--- start SUPPLIED INFORMATION ---
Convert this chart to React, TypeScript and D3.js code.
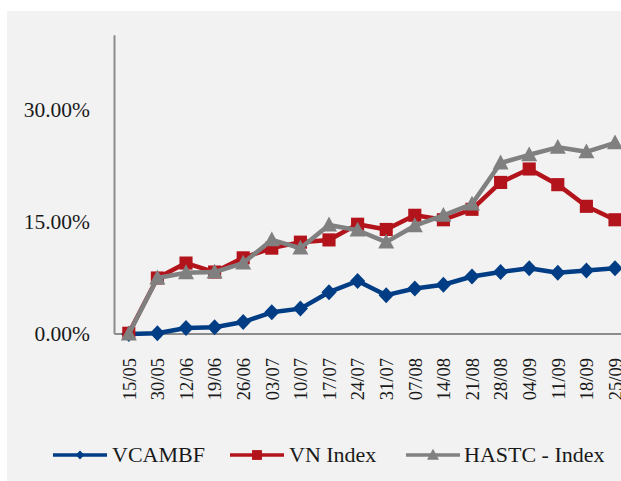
import React from "react";
import * as d3 from "d3";

const categories = ["15/05","30/05","12/06","19/06","26/06","03/07","10/07","17/07","24/07","31/07","07/08","14/08","21/08","28/08","04/09","11/09","18/09","25/09"];
const vcambf = [0, 0.1, 0.8, 0.9, 1.6, 2.9, 3.4, 5.6, 7.1, 5.2, 6.1, 6.6, 7.7, 8.3, 8.8, 8.2, 8.5, 8.8];
const vnIndex = [0.1, 7.5, 9.5, 8.3, 10.2, 11.5, 12.3, 12.6, 14.7, 14.0, 15.9, 15.3, 16.7, 20.3, 22.1, 20.0, 17.1, 15.3];
const hastc = [0, 7.5, 8.2, 8.3, 9.5, 12.6, 11.5, 14.6, 13.9, 12.3, 14.5, 15.9, 17.4, 22.9, 24.0, 25.0, 24.4, 25.6];
const yTicks = [0, 15, 30];

const W = 621, H = 481;
const FONT = "'Liberation Serif', 'DejaVu Serif', serif";

export default function App() {
  const x = d3.scaleBand<string>().domain(categories).range([114.5, 114.5 + categories.length * 28.6]);
  const y = d3.scaleLinear().domain([0, 40]).range([334, 334 - (40 / 15) * 112]);
  const cx = (c: string) => (x(c) as number) + x.bandwidth() / 2;
  const line = d3.line<number>().x((_, i) => cx(categories[i])).y((v) => y(v));

  const series = [
    { name: "VCAMBF", data: vcambf, color: "#003d85", marker: "diamond" },
    { name: "VN Index", data: vnIndex, color: "#b3141c", marker: "square" },
    { name: "HASTC - Index", data: hastc, color: "#808080", marker: "triangle" },
  ];

  const marker = (type: string, px: number, py: number, color: string, s: number, key?: any) => {
    if (type === "diamond") {
      return <path key={key} d={`M${px},${py - s}L${px + s * 0.95},${py}L${px},${py + s}L${px - s * 0.95},${py}Z`} fill={color} />;
    }
    if (type === "square") {
      return <rect key={key} x={px - s * 0.82} y={py - s * 0.82} width={s * 1.64} height={s * 1.64} fill={color} />;
    }
    return <path key={key} d={`M${px},${py - s * 1.05}L${px + s},${py + s * 0.8}L${px - s},${py + s * 0.8}Z`} fill={color} />;
  };

  const legendItems = [
    { x0: 53, tx: 112, s: 4.5 },
    { x0: 230, tx: 289, s: 6 },
    { x0: 406, tx: 464, s: 6 },
  ];

  return (
    <svg width={W} height={H} style={{ position: "absolute", left: 0, top: 0 }} fontFamily={FONT}>
      <rect x={0} y={0} width={W} height={H} fill="#ffffff" />
      <rect x={7} y={11} width={W - 7} height={H - 11} fill="#f2f2f2" />
      {/* axes */}
      <line x1={114.5} y1={y(40)} x2={114.5} y2={y(0)} stroke="#8c8c8c" strokeWidth={2} />
      <line x1={114.5} y1={y(0)} x2={W} y2={y(0)} stroke="#8c8c8c" strokeWidth={2} />
      {yTicks.map((t) => (
        <text key={t} x={90} y={y(t)} dy="0.34em" textAnchor="end" fontSize={21.5} fill="#1a1a1a">
          {t.toFixed(2)}%
        </text>
      ))}
      {categories.map((c) => (
        <text key={c} transform={`translate(${cx(c) + 0.5},358) rotate(-90)`} dy="0.34em" textAnchor="end" fontSize={18.5} fill="#1a1a1a">
          {c}
        </text>
      ))}
      {/* series */}
      {series.map((s) => (
        <g key={s.name}>
          <path d={line(s.data) as string} fill="none" stroke={s.color} strokeWidth={4.5} strokeLinejoin="round" />
          {s.data.map((v, i) => marker(s.marker, cx(categories[i]), y(v), s.color, 8, i))}
        </g>
      ))}
      {/* legend */}
      {series.map((s, i) => (
        <g key={s.name}>
          <line x1={legendItems[i].x0} y1={455} x2={legendItems[i].x0 + 54} y2={455} stroke={s.color} strokeWidth={3.5} />
          {marker(s.marker, legendItems[i].x0 + 27, 455, s.color, legendItems[i].s)}
          <text x={legendItems[i].tx} y={455} dy="0.34em" fontSize={22} fill="#1a1a1a">
            {s.name}
          </text>
        </g>
      ))}
    </svg>
  );
}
--- end SUPPLIED INFORMATION ---
EXERCISE REQUIREMENTS
Where a line of the data holds "React", show that line.

REPLY TO THE TASK
Convert this chart to React, TypeScript and D3.js code.
import React from "react";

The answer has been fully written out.